Indian Tribes Face New Tax Burdens

A Senate committee held a hearing on the tax challenges confronting Indian tribal members who are increasingly subjected to Internal Revenue Service audits.

John Yellow Bird Steele, president of the Oglala Sioux Tribe, testified Thursday before the Senate Indian Affairs Committee about how the IRS is violating longstanding treaties with the federal government by interfering with Native Americans’ right to self-government. He noted that the Apportionment Clause of the Constitution also excludes “Indians not taxed” from apportionment of Congress and from the per capita taxation originally levied by the states to fund the federal government in its formative period.

Under IRS regulations, individual Indians are generally subject to federal income taxation, but they are exempt from paying taxes on certain kinds of income such as fishing rights-related activity and income derived from restricted allotted land held in trust by the U.S. government.

He acknowledged that the IRS has recognized the principle that federal tax laws are not intended to interfere with tribal self-government or treaty rights, but sees violations in audits of tribal government programs and services intended to help individual tribe members.

“Because of this failure of vision, the IRS has become a menacing, interfering and overwhelming bureaucracy in Indian Country,” said Steele. “The IRS apparently has an unspoken plan to audit each and every Indian tribe in the country, in a harassing manner that negates Indian sovereignty and interferes with our relationship with our tribal members. Will any tribal member want to work with tribal government when the IRS hands them a tax bill any time they receive government services or participate in government programs?”

Steele said the IRS had sent an “incredibly burdensome” audit form to the Oglala Sioux tribal government, seeking records of payments to employees, and tribal members, including expense reimbursements, distributions from gaming revenue, fringe benefits, bonuses, and accountable plan documentation. The IRS also wanted petty cash records, information on gifts and loans to tribal members and employees, health care and educational benefits, utility and housing assistance, recreational activities provided on behalf of tribal members and employees, and pow-wow prizes and related tribal contest prizes. The IRS also asked for all bank records, credit card statements, expense receipts, and tribal government program plans.

“This is what we would call a fishing expedition,” said Steele.

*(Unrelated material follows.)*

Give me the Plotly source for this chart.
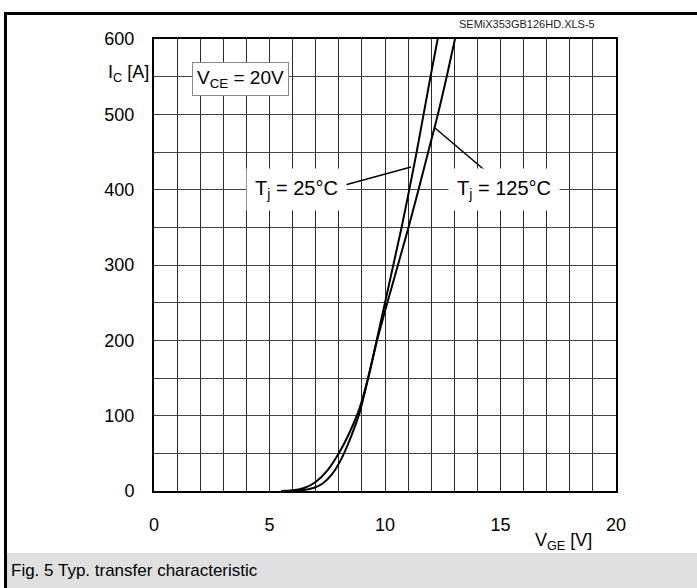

Athena Sanchey Yallup, executive secretary of the Confederated Tribes and Bands of the Yakama Nation, testified about similar audits. “The real threat to the Yakama Nation began in the last year and a half when the IRS began auditing and seeking to tax per capita distributions of trust funds to each of Yakama’s 10,400 tribal members for the first time in the history of this Nation,” said Yallup. “This is an extraordinary action that is contrary to Congress’ express intent to exempt trust resources and trust funds from federal tax. It is contrary to our Treaty of 1855.”

Aaron Klein, deputy assistant secretary in the Treasury Department’s Office of Economic Policy, said the Treasury Department has been engaged in a consultation program with the tribes since 2000 on issues such as the general welfare doctrine for tribes for tax purposes. “This exclusion governs the types and kinds of benefits that Tribes can provide to their members without creating a taxable event,” he noted. “To be clear, it does not govern what benefits a Tribe can provide its members. Tribes are free to provide benefits on whatever basis they see fit, subject to other provisions of law. What this exclusion does govern is whether the provision of such a benefit constitutes taxable income on the part of the recipient.”

The Treasury and the IRS have been continuing these consultations in recent months and two weeks ago held a national conference call to try to resolve the issue.